I am swearing lots. You don't know how many times I've restrained myself. Profanity seems like the best way to talk about music, though. It's extreme and it simultaneously negates itself and doesn't need to be there while getting across a good deal of emotion that couldn't be expressed otherwise. Really, profanity is the linguistic equivalent of music, and that isn't even getting into the beauty that is inventing profanity combinations and swearing well, saying things like corpsefucker and dicksock and ass-fag.
Is This It was okay, you know. Okay.
And You Will Know Us By The Trail Of Dead's Source Tags And Codes really isn't as good as McLusky Do Dallas. I never even compared the two until just now, but there you have it. It's good though.
Wilco's Yankee Hotel Foxtrot is a thing of beauty. Better than anything else they've done. The only close comparison is Loose Fur, really.
I used to like Sonic Youth's Murray Street but I just listened to it again and wasn't feeling it so much. Still better than Sonic Nurse though by a good wide margin.
The Dismemberment Plan's Change has its moments, but not enough. The best are the ones that seem the moodiest, but there are all these songs that go for big hooks and end up sucking.
Animal Collective are rather good indeed. My interest in writing this list is waning.
The Beauty Pill put out some great stuff that no one bothered to hear.
As did Black Eyes. But these are two very different bands.
Both were on Dischord, home of Fugazi's The Argument which is the best thing they've ever done. I don't like it now as much as I did at the time I first heard it, but that doesn't mean it's not really fucking great.
Manitoba's Up In Flames, The Notwist's Neon Golden, first Shins record, Broken Social Scene's You Forgot It In People, Mouse On Mars' Idiology. Maybe there'll be a second post where I talk a lot about all of these things. The Mouse On Mars I should listen to more because I know that it's great, whereas the other things I've kind of overplayed. Manitoba Up In Flames was the best thing to come out in 2003 and in fact, made that year in music for me but looking back, there are other better records. It's just that they were less innovative. So Up In Flames wins the album of the year contest but there's times when I'd rather listen to McLusky or somesuch thing.
Also: rap music, I need to listen to Supreme Clientele more, but a lot of people are giving that praise and I'll just agree. I have this tendency not to respond to the genre as much as I respond to other things, as I'm sure you all know.
I totally won't write a follow-up to this, as most of the music I can say things about I did. Mainly I wanted to talk some shit and say some praise.
How sad is it that Dischord and K are pigeonholed and neglected? A lot of their stuff is shit, yes, but that's what gets the coverage and becomes the stereotype. I figure it's the regional label thing, which in many ways is a bad idea. But I mean: No one talked about Black Eyes (although they probably did in DC) and no one talked about The Blow outside of Olympia. This is music which largely denies the label's stereotype while at the same time no not at all. I shouldn't even be grouping these two entities in with one another. Whatever. The next Blow album should be huge and Black Eyes broke up already.

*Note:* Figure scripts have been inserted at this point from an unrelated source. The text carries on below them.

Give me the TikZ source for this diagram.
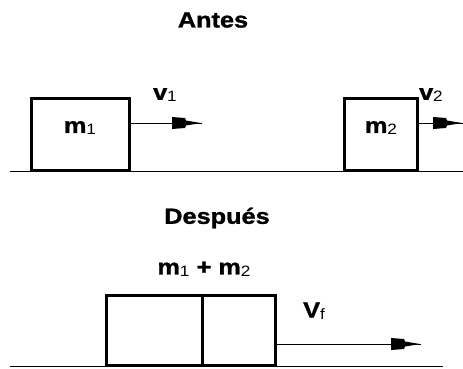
\documentclass[tikz,border=0pt]{standalone}
\usepackage{fontspec}
\setmainfont{Liberation Sans}[BoldFeatures={FakeBold=1.2}]
\newcommand\hstretchtxt[1]{\scalebox{1.15}[1]{#1}}
\newcommand\lowsub[1]{\raisebox{-2pt}{\fontsize{15}{18}\selectfont\mdseries #1}}
\begin{document}
\begin{tikzpicture}[x=1pt,y=-1pt,
  lbl/.style={inner sep=0pt, font=\bfseries\fontsize{22}{26}\selectfont},
  box/.style={draw, line width=3pt, inner sep=0pt, minimum height=72pt},
  ground/.style={line width=1.5pt},
  vec/.style={line width=1pt},
  vhead/.pic={\fill (-29,-6) -- (-16,-5) -- (-15,-2.5) -- (0,0) -- (-15,2.5) -- (-16,5) -- (-29,6) -- cycle;}]
\useasboundingbox (0,0) rectangle (463,368);
% Antes
\node[lbl] (antes) at (213,20) {\hstretchtxt{Antes}};
\node[box, minimum width=98pt] (b1) at (80,134) {};
\node[box, minimum width=73pt] (b2) at (380.5,134) {};
\node[lbl] (lm1) at (80,128) {\hstretchtxt{m\lowsub{1}}};
\node[lbl] (lm2) at (381,128) {\hstretchtxt{m\lowsub{2}}};
\coordinate (t1) at (202,123);
\coordinate (t2) at (463,123);
\draw[vec] (b1.east |- t1) -- (t1);
\draw[vec] (b2.east |- t2) -- (t2);
\pic at (201,123) {vhead};
\pic at (462,123) {vhead};
\node[lbl] (lv1) at (165,95) {\hstretchtxt{v\lowsub{1}}};
\node[lbl] (lv2) at (431,95) {\hstretchtxt{v\lowsub{2}}};
\coordinate (g1a) at (10,171.5);
\coordinate (g1b) at (463,171.5);
\draw[ground] (g1a) -- (g1b);
% Despues
\node[lbl] (despues) at (217,218) {\hstretchtxt{Después}};
\node[lbl] (lsum) at (204,269) {\hstretchtxt{m\lowsub{1} + m\lowsub{2}}};
\node[box, minimum width=96pt, minimum height=70pt] (c1) at (154,330) {};
\node[box, minimum width=73pt, minimum height=70pt] (c2) at (238.5,330) {};
\coordinate (t3) at (421,344);
\draw[vec] (c2.east |- t3) -- (t3);
\pic at (420,344) {vhead};
\node[lbl] (lvf) at (314,311) {\hstretchtxt{V\lowsub{f}}};
\coordinate (g2a) at (10,366.5);
\coordinate (g2b) at (443,366.5);
\draw[ground] (g2a) -- (g2b);
\end{tikzpicture}
\end{document}
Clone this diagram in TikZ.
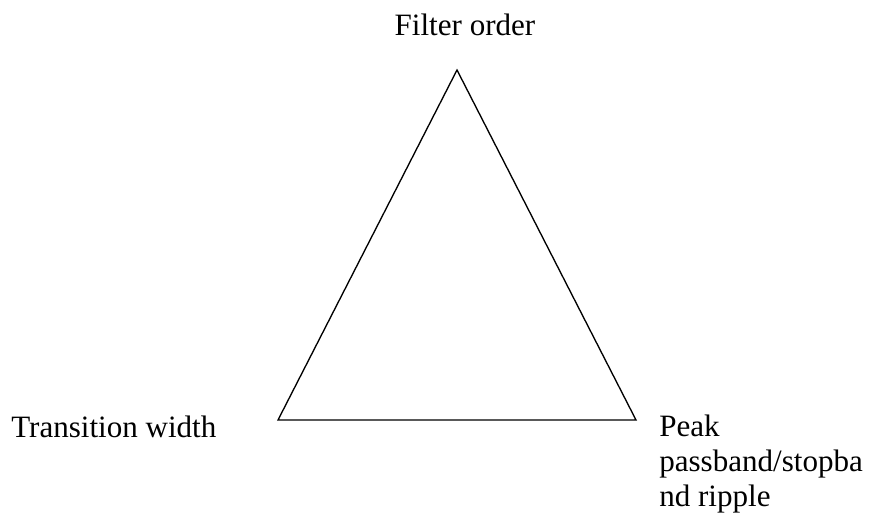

Oh and Matmos put out some great records, despite Drew Daniel liking Daft Punk and Bjork and not listening to Radiohead and generally, just listening to music wrong (this is sarcasm mostly) except for that made by his friends and a surprising diversity of tastes outside of the stuff he's most drawn too.
But mainly fuck music ranking. These are the best records in their respective micro-genres and moods. The mood I'm in most aren't even represented by any of this music though, which is kind of funny. Although maybe it's the Lifter Puller record.
Shitty thing about the Pitchfork list is how many good people they have access to didn't do a list. The new nineties list is more consistent because there are more good people and less total fucking tools. Also: there were other people doing similar lists but this bit's phrased as a Pitchfork response because generally they are the ones I most agree with, and have good people working for them, a confidence I don't have in many other things.
Oh and Destroyer's Streethawk: A Seduction was really good at what it did too.
I'm going to go buy groceries, I think.